Full Unicode Search at 50× ICU Speed with AVX‑512

(ashvardanian.com)

20 points | by ashvardanian 20 hours ago ago

6 comments

  • mgaunard 32 minutes ago

    In practice you should always normalize your Unicode data, then all you need to do is memcmp + boundary check.

    Interestingly enough this library doesn't provide grapheme cluster tokenization and/or boundary checking which is one of the most useful primitive for this.

    • stingraycharles 12 minutes ago

      That’s not practical in many situations, as the normalization alone may very well be more expensive than the search.

      If you’re in control of all data representations in your entire stack, then yes of course, but that’s hardly ever the case and different tradeoffs are made at different times (eg storage in UTF-8 because of efficiency, but in-memory representation in UTF-32 because of speed).

      • mgaunard 3 minutes ago

        That doesn't make sense; the search is doing on-the-fly normalization as part of its algorithm, so it cannot be faster than normalization alone.

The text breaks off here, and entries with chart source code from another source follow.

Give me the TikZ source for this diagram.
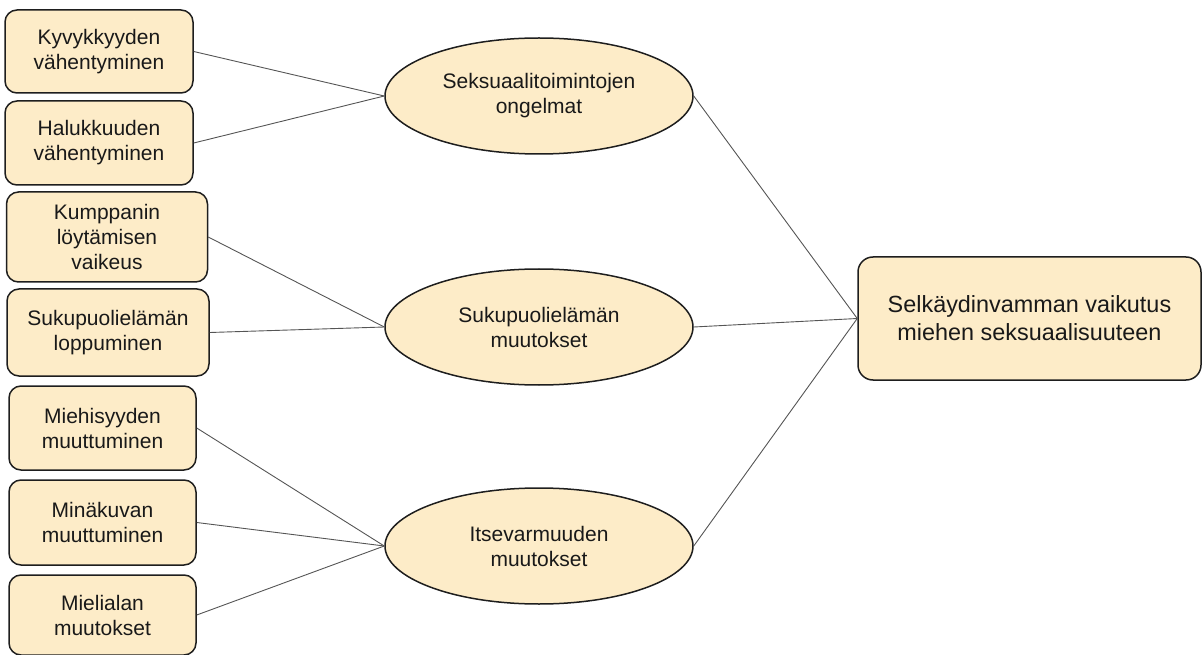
\documentclass[tikz,border=0pt]{standalone}
\usepackage{fontspec}
\setmainfont{Liberation Sans}
\usetikzlibrary{shapes.geometric}
\definecolor{boxfill}{RGB}{253,236,200}
\definecolor{edgecol}{RGB}{30,30,30}
\definecolor{linecol}{RGB}{85,85,85}
\definecolor{txt}{RGB}{25,25,25}
\begin{document}
\begin{tikzpicture}[x=1pt,y=-1pt,
  smallbox/.style={draw=edgecol, line width=1.5pt, fill=boxfill, rounded corners=12pt,
    inner sep=0pt, align=center, text=txt, font=\fontsize{21}{25}\selectfont},
  oval/.style={ellipse, draw=edgecol, line width=1.5pt, fill=boxfill, inner sep=0pt,
    minimum width=308pt, minimum height=116pt, align=center, text=txt,
    font=\fontsize{21}{25}\selectfont},
  bigbox/.style={draw=edgecol, line width=1.5pt, fill=boxfill, rounded corners=15pt,
    inner sep=0pt, align=center, text=txt, font=\fontsize{23.4}{28}\selectfont,
    minimum width=343pt, minimum height=123pt},
  conn/.style={draw=linecol, line width=0.9pt}]
\useasboundingbox (0,0) rectangle (1203,655);

\node[smallbox, minimum width=188pt, minimum height=83pt] (b1) at (99,51.5) {Kyvykkyyden\\vähentyminen};
\node[smallbox, minimum width=188pt, minimum height=84pt] (b2) at (99,143) {Halukkuuden\\vähentyminen};
\node[smallbox, minimum width=201pt, minimum height=90pt] (b3) at (107,237) {Kumppanin\\löytämisen\\vaikeus};
\node[smallbox, minimum width=202pt, minimum height=87pt] (b4) at (108,332.5) {Sukupuolielämän\\loppuminen};
\node[smallbox, minimum width=187pt, minimum height=84pt] (b5) at (102.5,428) {Miehisyyden\\muuttuminen};
\node[smallbox, minimum width=187pt, minimum height=85pt] (b6) at (102.5,522.5) {Minäkuvan\\muuttuminen};
\node[smallbox, minimum width=187pt, minimum height=80pt] (b7) at (102.5,615) {Mielialan\\muutokset};

\node[oval] (e1) at (539,96) {Seksuaalitoimintojen\\ongelmat};
\node[oval] (e2) at (539,327) {Sukupuolielämän\\muutokset};
\node[oval] (e3) at (539,546) {Itsevarmuuden\\muutokset};

\node[bigbox] (big) at (1029.5,318.5) {Selkäydinvamman vaikutus\\miehen seksuaalisuuteen};

\begin{scope}[on background layer/.style={}]
\end{scope}

\draw[conn] (b1.east) -- (e1.west);
\draw[conn] (b2.east) -- (e1.west);
\draw[conn] (b3.east) -- (e2.west);
\draw[conn] (b4.east) -- (e2.west);
\draw[conn] (b5.east) -- (e3.west);
\draw[conn] (b6.east) -- (e3.west);
\draw[conn] (b7.east) -- (e3.west);
\draw[conn] (e1.east) -- (big.west);
\draw[conn] (e2.east) -- (big.west);
\draw[conn] (e3.east) -- (big.west);
\end{tikzpicture}
\end{document}
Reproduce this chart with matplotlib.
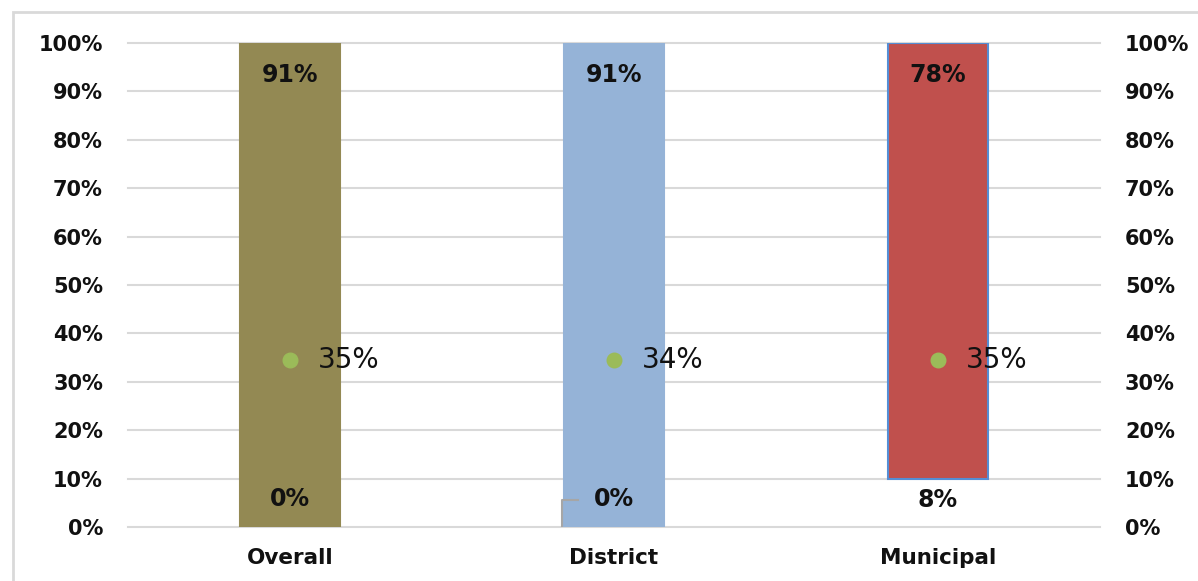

    • orthoxerox 6 minutes ago

      In practice the data is not always yours to normalize. You're not going to case-fold your library, but you still want to be able to search it.

  • andersa 32 minutes ago

    From a German user perspective, ICU and your fancy library are incorrect, actually. Mass is not a different casing of Maß, they are different characters. Google likely changed this because it didn't do what users wanted.